Готорн* написал о Мелвилле, что тот, будучи неверующим, не мог найти покоя в своем неверии. То же самое можно сказать о поэтах, ринувшихся на штурм неба: стремясь все в мире ниспровергнуть, они одновременно утверждали свою отчаянную тоску по порядку. Исходя из высшего противоречия, они хотели извлечь разумное из неразумного, а иррациональное превратить в метод. Эти великие наследники романтизма мечтали сделать поэзию классической и обрести подлинную жизнь в том, что было в поэзии самым мучительным. Они обожествили святотатство, а поэзию превратили в своего рода опыт и способ действия.
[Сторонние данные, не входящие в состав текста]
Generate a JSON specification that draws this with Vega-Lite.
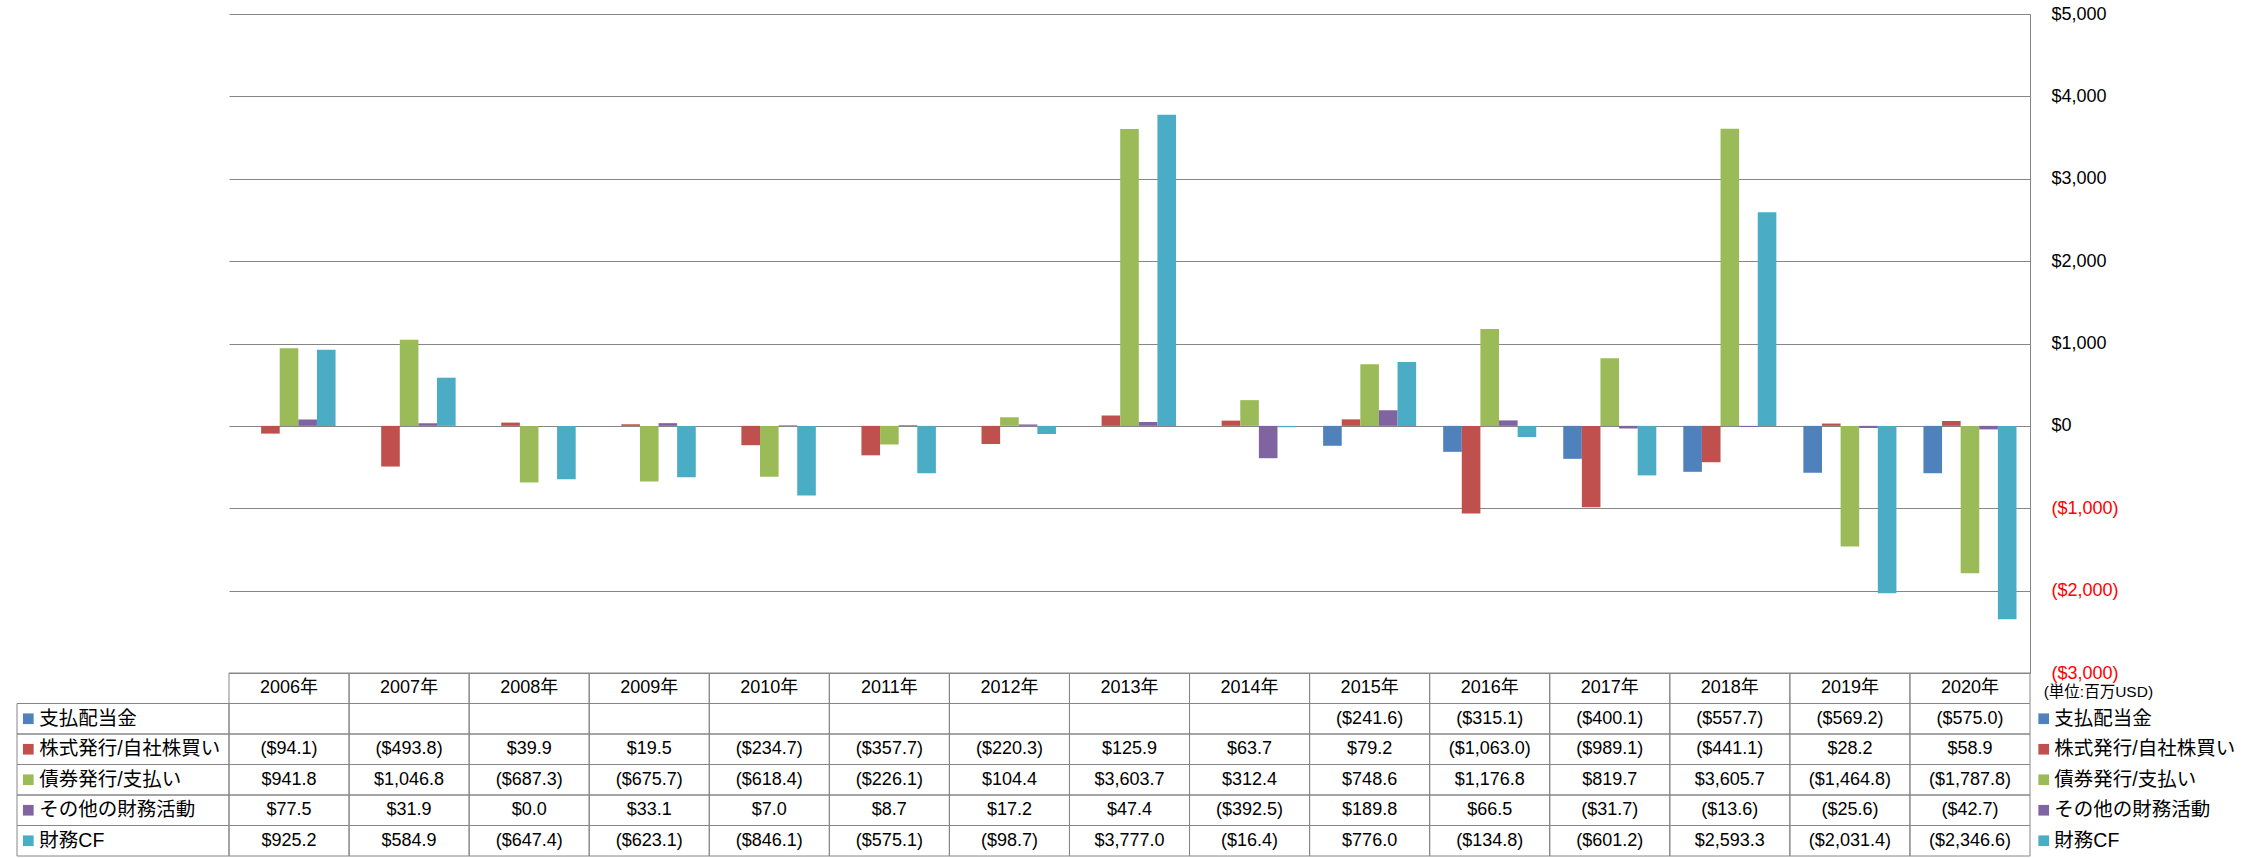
{
  "$schema": "https://vega.github.io/schema/vega-lite/v6.json",
  "background": "white",
  "padding": {"left": 16, "top": 5, "right": 0, "bottom": 0},
  "columns": 3,
  "spacing": 0,
  "bounds": "flush",
  "config": {
    "view": {"stroke": null},
    "font": "Liberation Sans, Noto Sans CJK JP"
  },
  "datasets": {
    "cf": [
      {"year": "2006年", "series": "支払配当金", "value": null},
      {"year": "2007年", "series": "支払配当金", "value": null},
      {"year": "2008年", "series": "支払配当金", "value": null},
      {"year": "2009年", "series": "支払配当金", "value": null},
      {"year": "2010年", "series": "支払配当金", "value": null},
      {"year": "2011年", "series": "支払配当金", "value": null},
      {"year": "2012年", "series": "支払配当金", "value": null},
      {"year": "2013年", "series": "支払配当金", "value": null},
      {"year": "2014年", "series": "支払配当金", "value": null},
      {"year": "2015年", "series": "支払配当金", "value": -241.6},
      {"year": "2016年", "series": "支払配当金", "value": -315.1},
      {"year": "2017年", "series": "支払配当金", "value": -400.1},
      {"year": "2018年", "series": "支払配当金", "value": -557.7},
      {"year": "2019年", "series": "支払配当金", "value": -569.2},
      {"year": "2020年", "series": "支払配当金", "value": -575.0},
      {"year": "2006年", "series": "株式発行/自社株買い", "value": -94.1},
      {"year": "2007年", "series": "株式発行/自社株買い", "value": -493.8},
      {"year": "2008年", "series": "株式発行/自社株買い", "value": 39.9},
      {"year": "2009年", "series": "株式発行/自社株買い", "value": 19.5},
      {"year": "2010年", "series": "株式発行/自社株買い", "value": -234.7},
      {"year": "2011年", "series": "株式発行/自社株買い", "value": -357.7},
      {"year": "2012年", "series": "株式発行/自社株買い", "value": -220.3},
      {"year": "2013年", "series": "株式発行/自社株買い", "value": 125.9},
      {"year": "2014年", "series": "株式発行/自社株買い", "value": 63.7},
      {"year": "2015年", "series": "株式発行/自社株買い", "value": 79.2},
      {"year": "2016年", "series": "株式発行/自社株買い", "value": -1063.0},
      {"year": "2017年", "series": "株式発行/自社株買い", "value": -989.1},
      {"year": "2018年", "series": "株式発行/自社株買い", "value": -441.1},
      {"year": "2019年", "series": "株式発行/自社株買い", "value": 28.2},
      {"year": "2020年", "series": "株式発行/自社株買い", "value": 58.9},
      {"year": "2006年", "series": "債券発行/支払い", "value": 941.8},
      {"year": "2007年", "series": "債券発行/支払い", "value": 1046.8},
      {"year": "2008年", "series": "債券発行/支払い", "value": -687.3},
      {"year": "2009年", "series": "債券発行/支払い", "value": -675.7},
      {"year": "2010年", "series": "債券発行/支払い", "value": -618.4},
      {"year": "2011年", "series": "債券発行/支払い", "value": -226.1},
      {"year": "2012年", "series": "債券発行/支払い", "value": 104.4},
      {"year": "2013年", "series": "債券発行/支払い", "value": 3603.7},
      {"year": "2014年", "series": "債券発行/支払い", "value": 312.4},
      {"year": "2015年", "series": "債券発行/支払い", "value": 748.6},
      {"year": "2016年", "series": "債券発行/支払い", "value": 1176.8},
      {"year": "2017年", "series": "債券発行/支払い", "value": 819.7},
      {"year": "2018年", "series": "債券発行/支払い", "value": 3605.7},
      {"year": "2019年", "series": "債券発行/支払い", "value": -1464.8},
      {"year": "2020年", "series": "債券発行/支払い", "value": -1787.8},
      {"year": "2006年", "series": "その他の財務活動", "value": 77.5},
      {"year": "2007年", "series": "その他の財務活動", "value": 31.9},
      {"year": "2008年", "series": "その他の財務活動", "value": 0.0},
      {"year": "2009年", "series": "その他の財務活動", "value": 33.1},
      {"year": "2010年", "series": "その他の財務活動", "value": 7.0},
      {"year": "2011年", "series": "その他の財務活動", "value": 8.7},
      {"year": "2012年", "series": "その他の財務活動", "value": 17.2},
      {"year": "2013年", "series": "その他の財務活動", "value": 47.4},
      {"year": "2014年", "series": "その他の財務活動", "value": -392.5},
      {"year": "2015年", "series": "その他の財務活動", "value": 189.8},
      {"year": "2016年", "series": "その他の財務活動", "value": 66.5},
      {"year": "2017年", "series": "その他の財務活動", "value": -31.7},
      {"year": "2018年", "series": "その他の財務活動", "value": -13.6},
      {"year": "2019年", "series": "その他の財務活動", "value": -25.6},
      {"year": "2020年", "series": "その他の財務活動", "value": -42.7},
      {"year": "2006年", "series": "財務CF", "value": 925.2},
      {"year": "2007年", "series": "財務CF", "value": 584.9},
      {"year": "2008年", "series": "財務CF", "value": -647.4},
      {"year": "2009年", "series": "財務CF", "value": -623.1},
      {"year": "2010年", "series": "財務CF", "value": -846.1},
      {"year": "2011年", "series": "財務CF", "value": -575.1},
      {"year": "2012年", "series": "財務CF", "value": -98.7},
      {"year": "2013年", "series": "財務CF", "value": 3777.0},
      {"year": "2014年", "series": "財務CF", "value": -16.4},
      {"year": "2015年", "series": "財務CF", "value": 776.0},
      {"year": "2016年", "series": "財務CF", "value": -134.8},
      {"year": "2017年", "series": "財務CF", "value": -601.2},
      {"year": "2018年", "series": "財務CF", "value": 2593.3},
      {"year": "2019年", "series": "財務CF", "value": -2031.4},
      {"year": "2020年", "series": "財務CF", "value": -2346.6}
    ]
  },
  "concat": [
    {
      "width": 212,
      "height": 659,
      "data": {"values": []},
      "mark": "point",
      "encoding": {}
    },
    {
      "width": 1801,
      "height": 659,
      "data": {"name": "cf"},
      "mark": {"type": "bar"},
      "encoding": {
        "x": {"field": "year", "type": "nominal", "scale": {"paddingInner": 0.225, "paddingOuter": 0.1125}, "axis": null},
        "xOffset": {"field": "series", "type": "nominal", "scale": {"domain": ["支払配当金", "株式発行/自社株買い", "債券発行/支払い", "その他の財務活動", "財務CF"], "paddingInner": 0, "paddingOuter": 0}},
        "y": {
          "field": "value",
          "type": "quantitative",
          "scale": {"domain": [-3000, 5000], "nice": false},
          "axis": {
            "orient": "right",
            "values": [-3000, -2000, -1000, 0, 1000, 2000, 3000, 4000, 5000],
            "format": "($,.0f",
            "title": null,
            "grid": true,
            "gridColor": "#868686",
            "gridWidth": 1,
            "gridOpacity": 1,
            "domain": true,
            "domainColor": "#868686",
            "domainWidth": 1,
            "ticks": false,
            "tickSize": 0,
            "labelPadding": 21,
            "labelFontSize": 18,
            "labelFlush": false,
            "labelOverlap": false,
            "labelColor": {"condition": {"test": "datum.value < 0", "value": "#ff0000"}, "value": "#000000"}
          }
        },
        "color": {
          "field": "series",
          "type": "nominal",
          "scale": {"domain": ["支払配当金", "株式発行/自社株買い", "債券発行/支払い", "その他の財務活動", "財務CF"], "range": ["#4F81BD", "#C0504D", "#9BBB59", "#8064A2", "#4BACC6"]},
          "legend": null
        }
      }
    },
    {
      "width": 214,
      "height": 659,
      "data": {"values": []},
      "mark": "point",
      "encoding": {}
    },
    {
      "width": 212,
      "height": 183,
      "data": {"name": "cf"},
      "transform": [{"filter": "datum.year == '2006年'"}],
      "resolve": {"scale": {"x": "independent"}},
      "layer": [
        {
          "mark": {"type": "rect", "filled": false, "stroke": "#868686", "strokeWidth": 1},
          "encoding": {
            "x": {"datum": "cell", "type": "nominal", "scale": {"type": "band", "domain": ["cell"], "paddingInner": 0, "paddingOuter": 0}, "axis": null},
            "y": {"field": "series", "type": "nominal", "scale": {"domain": ["hdr", "支払配当金", "株式発行/自社株買い", "債券発行/支払い", "その他の財務活動", "財務CF"], "paddingInner": 0, "paddingOuter": 0}, "axis": null}
          }
        },
        {
          "mark": {"type": "point", "shape": "square", "filled": true, "opacity": 1, "size": 114, "strokeWidth": 0},
          "encoding": {
            "x": {"datum": "key", "type": "nominal", "scale": {"type": "point", "domain": ["key", "label"], "range": [11.3, 22.3], "padding": 0}, "axis": null},
            "y": {"field": "series", "type": "nominal"},
            "color": {"field": "series", "type": "nominal", "scale": {"domain": ["支払配当金", "株式発行/自社株買い", "債券発行/支払い", "その他の財務活動", "財務CF"], "range": ["#4F81BD", "#C0504D", "#9BBB59", "#8064A2", "#4BACC6"]}, "legend": null}
          }
        },
        {
          "mark": {"type": "text", "align": "left", "baseline": "middle", "fontSize": 19.5, "color": "#000000"},
          "encoding": {
            "x": {"datum": "label", "type": "nominal", "scale": {"type": "point", "domain": ["key", "label"], "range": [11.3, 22.3], "padding": 0}, "axis": null},
            "y": {"field": "series", "type": "nominal"},
            "text": {"field": "series", "type": "nominal"}
          }
        }
      ]
    },
    {
      "width": 1801,
      "height": 183,
      "data": {"name": "cf"},
      "layer": [
        {
          "mark": {"type": "rect", "filled": false, "stroke": "#868686", "strokeWidth": 1},
          "encoding": {
            "x": {"field": "year", "type": "nominal", "scale": {"paddingInner": 0, "paddingOuter": 0}, "axis": null},
            "y": {"field": "series", "type": "nominal", "scale": {"domain": ["hdr", "支払配当金", "株式発行/自社株買い", "債券発行/支払い", "その他の財務活動", "財務CF"], "paddingInner": 0, "paddingOuter": 0}, "axis": null}
          }
        },
        {
          "transform": [{"filter": "datum.series == '財務CF'"}],
          "mark": {"type": "rect", "filled": false, "stroke": "#868686", "strokeWidth": 1},
          "encoding": {
            "x": {"field": "year", "type": "nominal"},
            "y": {"datum": "hdr", "type": "nominal"}
          }
        },
        {
          "transform": [{"filter": "isValid(datum.value)"}],
          "mark": {"type": "text", "baseline": "middle", "fontSize": 18, "color": "#000000"},
          "encoding": {
            "x": {"field": "year", "type": "nominal"},
            "y": {"field": "series", "type": "nominal"},
            "text": {"field": "value", "type": "quantitative", "format": "($,.1f"}
          }
        },
        {
          "transform": [{"filter": "datum.series == '財務CF'"}],
          "mark": {"type": "text", "baseline": "middle", "fontSize": 18, "color": "#000000"},
          "encoding": {
            "x": {"field": "year", "type": "nominal"},
            "y": {"datum": "hdr", "type": "nominal"},
            "text": {"field": "year", "type": "nominal"}
          }
        }
      ]
    },
    {
      "width": 214,
      "height": 183,
      "layer": [
        {
          "data": {"name": "cf"},
          "transform": [{"filter": "datum.year == '2006年'"}],
          "mark": {"type": "point", "shape": "square", "filled": true, "opacity": 1, "size": 114, "strokeWidth": 0},
          "encoding": {
            "x": {"datum": "key", "type": "nominal", "scale": {"type": "point", "domain": ["key", "label"], "range": [13.7, 24.3], "padding": 0}, "axis": null},
            "y": {"field": "series", "type": "nominal", "scale": {"domain": ["hdr", "支払配当金", "株式発行/自社株買い", "債券発行/支払い", "その他の財務活動", "財務CF"], "paddingInner": 0, "paddingOuter": 0}, "axis": null},
            "color": {"field": "series", "type": "nominal", "scale": {"domain": ["支払配当金", "株式発行/自社株買い", "債券発行/支払い", "その他の財務活動", "財務CF"], "range": ["#4F81BD", "#C0504D", "#9BBB59", "#8064A2", "#4BACC6"]}, "legend": null}
          }
        },
        {
          "data": {"name": "cf"},
          "transform": [{"filter": "datum.year == '2006年'"}],
          "mark": {"type": "text", "align": "left", "baseline": "middle", "fontSize": 19.5, "color": "#000000"},
          "encoding": {
            "x": {"datum": "label", "type": "nominal"},
            "y": {"field": "series", "type": "nominal"},
            "text": {"field": "series", "type": "nominal"}
          }
        },
        {
          "data": {"values": [{"unit": "(単位:百万USD)"}]},
          "mark": {"type": "text", "align": "left", "baseline": "middle", "fontSize": 15.5, "dy": 4, "color": "#000000"},
          "encoding": {
            "x": {"datum": "key", "type": "nominal"},
            "y": {"datum": "hdr", "type": "nominal"},
            "text": {"field": "unit", "type": "nominal"}
          }
        }
      ]
    }
  ]
}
Те, что до них стремились воздействовать на людей и на события (во всяком случае, на Западе), делали это во имя рациональных принципов. Сюрреализм, напротив, вслед за Рембо хотел в безумии и ниспровержении основ найти принцип созидания. Рембо своим творчеством, и только творчеством, указал этот путь, но то были не более чем молниеносные озарения. Сюрреализм проложил эту дорогу и расставил на ней вехи. И в своих крайностях, и в своей непоследовательности он представляет законченное и впечатляющее воплощение практической теории иррационального бунта в то самое время, когда на ином пути мятежная мысль создавала фундамент для культа абсолютного разума. Во всяком случае, вдохновители сюрреализма Лотреамон* и Рембо учат нас, какими путями иррациональная тяга к позерству Может привести бунтаря к самым свободоубийственным формам действия.

ЛОТРЕАМОН И ЗАУРЯДНОСТЬ

Лотреамон показывает, что у бунтаря за стремлением к заурядности скрывается то же стремление к позерству. В обоих случаях. принижает ли он себя или возвеличивает, бунтарь хочет быть иным, чем он есть на самом деле, даже тогда, когда борется за то, чтобы его признали в его подлинном бытии. И богохульство, и конформизм Лотреамона равно иллюстрируют это трагическое противоречие, которое разрешается в его стремлении не быть ничем. Здесь нет отречения от собственных взглядов, как обычно думают, и тем же самым неистовством уничтожения объясняется как призыв Мальдорора к великой первозданной ночи, так и отшлифованные банальности "Стихотворений".

На примере Лотреамона можно понять, что бунтарство свойственно юности. Наши завзятые террористы-практики и террористы от поэзии едва вышли из детского возраста. "Песни Мальдорора" - это книга почти гениального школьника; его патетика порождена не чем иным, как противоречиями детского сердца, восставшего и против творения, и против себя самого. Как и Рембо, штурмовавший в "Озарениях" границы мироздания, Лотреамон скорее готов выбрать апокалипсис и разрушение, чем принять невозможный порядок, который делает его тем, что он есть, в мире, каков он есть.